» EXCERPTED DATA:

= = = = =

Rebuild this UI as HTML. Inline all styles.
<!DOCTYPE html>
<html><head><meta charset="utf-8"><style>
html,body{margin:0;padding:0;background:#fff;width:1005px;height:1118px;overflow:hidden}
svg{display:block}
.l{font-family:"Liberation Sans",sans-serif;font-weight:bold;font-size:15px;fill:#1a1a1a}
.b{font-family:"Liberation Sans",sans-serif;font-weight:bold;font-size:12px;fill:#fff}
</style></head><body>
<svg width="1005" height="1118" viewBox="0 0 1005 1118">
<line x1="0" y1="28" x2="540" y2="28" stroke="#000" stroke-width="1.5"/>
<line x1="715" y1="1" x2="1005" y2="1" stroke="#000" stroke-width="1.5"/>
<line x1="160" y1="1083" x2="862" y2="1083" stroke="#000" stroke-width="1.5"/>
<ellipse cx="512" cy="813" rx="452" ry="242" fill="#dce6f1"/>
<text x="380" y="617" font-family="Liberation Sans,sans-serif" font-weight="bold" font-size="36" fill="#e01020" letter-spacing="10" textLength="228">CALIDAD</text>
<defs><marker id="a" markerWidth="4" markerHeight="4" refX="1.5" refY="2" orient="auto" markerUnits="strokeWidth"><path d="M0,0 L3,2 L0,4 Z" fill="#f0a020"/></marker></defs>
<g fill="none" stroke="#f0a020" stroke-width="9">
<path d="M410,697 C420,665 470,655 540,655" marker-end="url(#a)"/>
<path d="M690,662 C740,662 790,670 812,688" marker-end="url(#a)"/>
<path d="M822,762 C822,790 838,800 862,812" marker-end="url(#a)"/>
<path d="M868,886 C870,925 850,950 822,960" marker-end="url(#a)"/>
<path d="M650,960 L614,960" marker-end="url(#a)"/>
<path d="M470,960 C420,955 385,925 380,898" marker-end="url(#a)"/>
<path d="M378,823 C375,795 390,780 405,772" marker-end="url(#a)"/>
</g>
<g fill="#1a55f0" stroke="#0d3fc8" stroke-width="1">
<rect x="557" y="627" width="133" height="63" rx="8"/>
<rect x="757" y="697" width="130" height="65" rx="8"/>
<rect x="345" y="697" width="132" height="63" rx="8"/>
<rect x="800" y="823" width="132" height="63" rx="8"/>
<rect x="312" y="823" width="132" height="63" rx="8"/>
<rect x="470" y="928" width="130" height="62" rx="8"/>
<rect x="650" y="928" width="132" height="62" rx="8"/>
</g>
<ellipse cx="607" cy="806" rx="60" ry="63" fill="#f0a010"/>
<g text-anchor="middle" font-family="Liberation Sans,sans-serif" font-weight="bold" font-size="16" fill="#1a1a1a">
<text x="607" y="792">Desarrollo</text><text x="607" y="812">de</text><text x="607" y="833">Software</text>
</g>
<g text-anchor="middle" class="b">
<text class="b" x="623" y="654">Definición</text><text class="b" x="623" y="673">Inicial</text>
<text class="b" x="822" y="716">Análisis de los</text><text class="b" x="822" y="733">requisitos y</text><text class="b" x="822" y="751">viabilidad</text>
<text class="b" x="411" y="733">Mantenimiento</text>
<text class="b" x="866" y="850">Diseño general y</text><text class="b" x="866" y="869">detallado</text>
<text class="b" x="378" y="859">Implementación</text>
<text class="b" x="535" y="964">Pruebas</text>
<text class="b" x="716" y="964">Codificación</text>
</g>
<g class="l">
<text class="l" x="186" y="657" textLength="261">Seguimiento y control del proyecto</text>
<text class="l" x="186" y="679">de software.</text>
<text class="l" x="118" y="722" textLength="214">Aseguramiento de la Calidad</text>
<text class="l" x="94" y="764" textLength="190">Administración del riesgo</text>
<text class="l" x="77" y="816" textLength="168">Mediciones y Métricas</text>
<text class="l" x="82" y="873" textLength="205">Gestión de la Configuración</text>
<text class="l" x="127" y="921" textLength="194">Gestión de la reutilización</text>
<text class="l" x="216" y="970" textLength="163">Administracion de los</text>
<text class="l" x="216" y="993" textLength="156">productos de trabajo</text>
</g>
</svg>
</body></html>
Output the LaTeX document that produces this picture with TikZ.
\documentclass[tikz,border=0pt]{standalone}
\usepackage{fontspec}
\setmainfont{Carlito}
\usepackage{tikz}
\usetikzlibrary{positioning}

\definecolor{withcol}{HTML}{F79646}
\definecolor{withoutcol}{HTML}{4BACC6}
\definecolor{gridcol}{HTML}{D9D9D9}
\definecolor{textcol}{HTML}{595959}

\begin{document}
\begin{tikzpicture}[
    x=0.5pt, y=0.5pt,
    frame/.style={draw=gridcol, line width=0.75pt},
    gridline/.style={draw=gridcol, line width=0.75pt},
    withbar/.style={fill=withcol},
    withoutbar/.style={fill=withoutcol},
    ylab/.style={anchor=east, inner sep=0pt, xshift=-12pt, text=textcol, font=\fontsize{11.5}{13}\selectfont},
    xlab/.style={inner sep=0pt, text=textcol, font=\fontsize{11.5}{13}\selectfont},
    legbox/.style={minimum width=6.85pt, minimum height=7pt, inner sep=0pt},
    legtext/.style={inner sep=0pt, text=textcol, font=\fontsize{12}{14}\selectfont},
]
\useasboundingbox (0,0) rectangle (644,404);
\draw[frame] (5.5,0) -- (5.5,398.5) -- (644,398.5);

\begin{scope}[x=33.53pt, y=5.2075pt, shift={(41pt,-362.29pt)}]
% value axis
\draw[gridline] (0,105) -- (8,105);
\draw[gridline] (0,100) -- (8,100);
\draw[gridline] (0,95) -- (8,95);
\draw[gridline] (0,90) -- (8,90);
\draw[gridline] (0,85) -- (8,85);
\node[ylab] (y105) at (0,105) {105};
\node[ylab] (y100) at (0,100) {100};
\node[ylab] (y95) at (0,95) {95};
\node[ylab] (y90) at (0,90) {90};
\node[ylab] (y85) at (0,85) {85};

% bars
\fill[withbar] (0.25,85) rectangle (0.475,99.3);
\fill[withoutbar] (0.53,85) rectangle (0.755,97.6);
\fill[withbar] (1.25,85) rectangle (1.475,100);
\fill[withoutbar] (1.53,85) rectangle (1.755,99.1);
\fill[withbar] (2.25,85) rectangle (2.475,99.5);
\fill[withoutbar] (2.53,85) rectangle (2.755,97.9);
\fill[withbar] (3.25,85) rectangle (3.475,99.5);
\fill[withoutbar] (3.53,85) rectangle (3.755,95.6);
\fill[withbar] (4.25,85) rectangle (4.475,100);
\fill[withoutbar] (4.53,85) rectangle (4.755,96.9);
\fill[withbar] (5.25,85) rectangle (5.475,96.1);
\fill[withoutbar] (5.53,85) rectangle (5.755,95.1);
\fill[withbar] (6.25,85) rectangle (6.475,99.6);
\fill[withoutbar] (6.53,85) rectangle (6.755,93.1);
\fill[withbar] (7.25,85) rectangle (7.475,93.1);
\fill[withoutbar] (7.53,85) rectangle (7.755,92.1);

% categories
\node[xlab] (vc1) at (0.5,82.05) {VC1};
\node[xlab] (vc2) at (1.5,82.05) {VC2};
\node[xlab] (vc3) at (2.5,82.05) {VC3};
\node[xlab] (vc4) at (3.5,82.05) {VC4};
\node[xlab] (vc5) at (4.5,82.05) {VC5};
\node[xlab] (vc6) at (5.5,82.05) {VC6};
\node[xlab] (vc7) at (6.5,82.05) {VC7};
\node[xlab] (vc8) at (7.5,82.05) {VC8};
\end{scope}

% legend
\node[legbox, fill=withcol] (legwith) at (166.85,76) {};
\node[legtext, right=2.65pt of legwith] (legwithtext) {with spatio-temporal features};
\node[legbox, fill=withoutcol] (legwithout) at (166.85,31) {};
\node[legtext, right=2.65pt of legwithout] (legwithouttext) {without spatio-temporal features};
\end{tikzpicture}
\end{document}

= = = = =

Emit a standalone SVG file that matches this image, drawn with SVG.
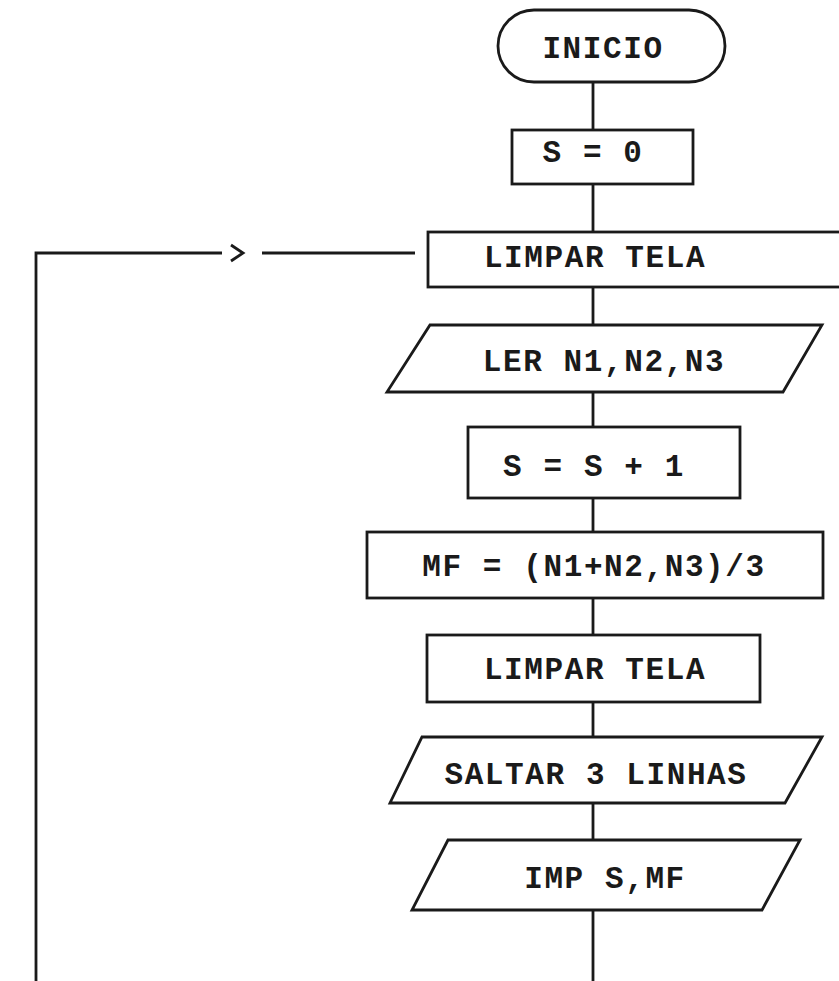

= = = = =

» YOUR INSTRUCTIONS:
Above are the records. Copy every line in them holding "this".

» FULL SOLUTION:
Rebuild this UI as HTML. Inline all styles.
Output the LaTeX document that produces this picture with TikZ.
Emit a standalone SVG file that matches this image, drawn with SVG.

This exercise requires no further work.